▶ [GIVEN DATA]:
** Begin **

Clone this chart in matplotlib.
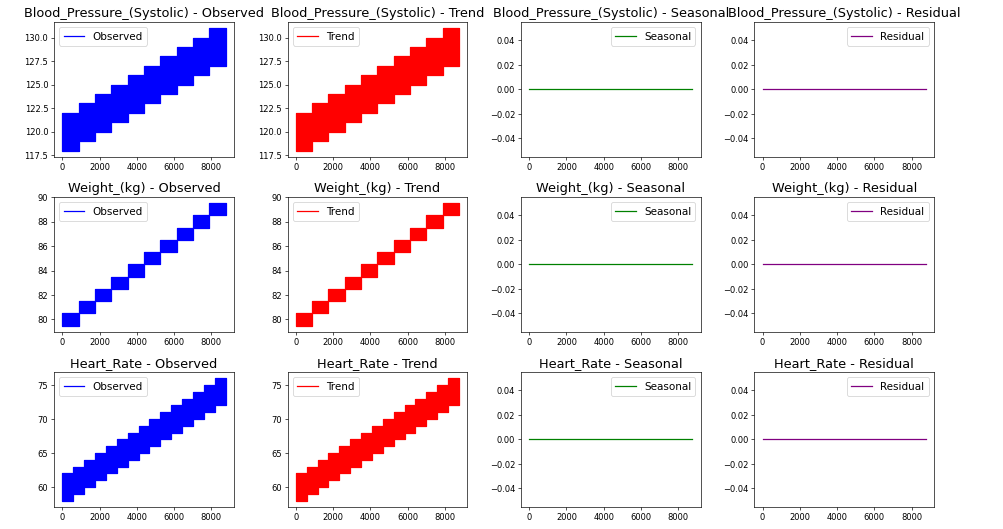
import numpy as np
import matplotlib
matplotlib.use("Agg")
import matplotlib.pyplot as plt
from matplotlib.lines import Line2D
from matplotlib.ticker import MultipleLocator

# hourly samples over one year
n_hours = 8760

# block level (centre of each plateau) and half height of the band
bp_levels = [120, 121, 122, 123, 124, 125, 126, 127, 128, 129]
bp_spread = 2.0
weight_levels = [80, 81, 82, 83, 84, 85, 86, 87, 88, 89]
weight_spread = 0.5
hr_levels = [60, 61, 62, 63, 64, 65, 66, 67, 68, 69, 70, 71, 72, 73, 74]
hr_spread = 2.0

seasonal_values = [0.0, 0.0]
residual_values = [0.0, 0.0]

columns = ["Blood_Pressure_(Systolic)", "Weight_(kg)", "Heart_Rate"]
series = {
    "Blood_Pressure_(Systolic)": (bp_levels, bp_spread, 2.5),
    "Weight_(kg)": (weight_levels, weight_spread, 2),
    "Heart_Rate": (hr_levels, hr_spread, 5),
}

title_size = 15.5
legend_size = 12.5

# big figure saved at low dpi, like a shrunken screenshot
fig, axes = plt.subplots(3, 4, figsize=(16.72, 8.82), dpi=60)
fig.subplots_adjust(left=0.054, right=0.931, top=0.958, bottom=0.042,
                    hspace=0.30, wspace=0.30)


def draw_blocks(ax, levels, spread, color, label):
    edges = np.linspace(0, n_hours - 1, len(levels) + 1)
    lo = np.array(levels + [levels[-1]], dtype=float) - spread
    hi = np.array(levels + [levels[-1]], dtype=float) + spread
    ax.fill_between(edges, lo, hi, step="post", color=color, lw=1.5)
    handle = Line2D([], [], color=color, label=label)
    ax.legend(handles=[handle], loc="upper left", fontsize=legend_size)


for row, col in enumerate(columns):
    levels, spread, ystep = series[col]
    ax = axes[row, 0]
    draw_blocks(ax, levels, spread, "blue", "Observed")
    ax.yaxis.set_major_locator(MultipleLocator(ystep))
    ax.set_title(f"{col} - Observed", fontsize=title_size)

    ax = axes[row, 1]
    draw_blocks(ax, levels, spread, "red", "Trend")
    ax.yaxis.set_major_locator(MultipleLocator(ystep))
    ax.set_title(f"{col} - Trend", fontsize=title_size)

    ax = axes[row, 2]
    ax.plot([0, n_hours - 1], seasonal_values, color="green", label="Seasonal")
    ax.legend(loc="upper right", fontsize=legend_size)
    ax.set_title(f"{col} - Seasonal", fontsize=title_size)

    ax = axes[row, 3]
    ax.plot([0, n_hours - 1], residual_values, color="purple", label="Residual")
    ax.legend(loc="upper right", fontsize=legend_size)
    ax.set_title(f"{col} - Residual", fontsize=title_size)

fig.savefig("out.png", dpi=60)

** End **

▶ [EXERCISE DETAILS]: Copy every line of the data word for word, omitting the images.

▶ [ANSWER TO THE PROBLEM]:
Clone this chart in matplotlib.
import numpy as np
import matplotlib
matplotlib.use("Agg")
import matplotlib.pyplot as plt
from matplotlib.lines import Line2D
from matplotlib.ticker import MultipleLocator

# hourly samples over one year
n_hours = 8760

# block level (centre of each plateau) and half height of the band
bp_levels = [120, 121, 122, 123, 124, 125, 126, 127, 128, 129]
bp_spread = 2.0
weight_levels = [80, 81, 82, 83, 84, 85, 86, 87, 88, 89]
weight_spread = 0.5
hr_levels = [60, 61, 62, 63, 64, 65, 66, 67, 68, 69, 70, 71, 72, 73, 74]
hr_spread = 2.0

seasonal_values = [0.0, 0.0]
residual_values = [0.0, 0.0]

columns = ["Blood_Pressure_(Systolic)", "Weight_(kg)", "Heart_Rate"]
series = {
    "Blood_Pressure_(Systolic)": (bp_levels, bp_spread, 2.5),
    "Weight_(kg)": (weight_levels, weight_spread, 2),
    "Heart_Rate": (hr_levels, hr_spread, 5),
}

title_size = 15.5
legend_size = 12.5

# big figure saved at low dpi, like a shrunken screenshot
fig, axes = plt.subplots(3, 4, figsize=(16.72, 8.82), dpi=60)
fig.subplots_adjust(left=0.054, right=0.931, top=0.958, bottom=0.042,
                    hspace=0.30, wspace=0.30)


def draw_blocks(ax, levels, spread, color, label):
    edges = np.linspace(0, n_hours - 1, len(levels) + 1)
    lo = np.array(levels + [levels[-1]], dtype=float) - spread
    hi = np.array(levels + [levels[-1]], dtype=float) + spread
    ax.fill_between(edges, lo, hi, step="post", color=color, lw=1.5)
    handle = Line2D([], [], color=color, label=label)
    ax.legend(handles=[handle], loc="upper left", fontsize=legend_size)


for row, col in enumerate(columns):
    levels, spread, ystep = series[col]
    ax = axes[row, 0]
    draw_blocks(ax, levels, spread, "blue", "Observed")
    ax.yaxis.set_major_locator(MultipleLocator(ystep))
    ax.set_title(f"{col} - Observed", fontsize=title_size)

    ax = axes[row, 1]
    draw_blocks(ax, levels, spread, "red", "Trend")
    ax.yaxis.set_major_locator(MultipleLocator(ystep))
    ax.set_title(f"{col} - Trend", fontsize=title_size)

    ax = axes[row, 2]
    ax.plot([0, n_hours - 1], seasonal_values, color="green", label="Seasonal")
    ax.legend(loc="upper right", fontsize=legend_size)
    ax.set_title(f"{col} - Seasonal", fontsize=title_size)

    ax = axes[row, 3]
    ax.plot([0, n_hours - 1], residual_values, color="purple", label="Residual")
    ax.legend(loc="upper right", fontsize=legend_size)
    ax.set_title(f"{col} - Residual", fontsize=title_size)

fig.savefig("out.png", dpi=60)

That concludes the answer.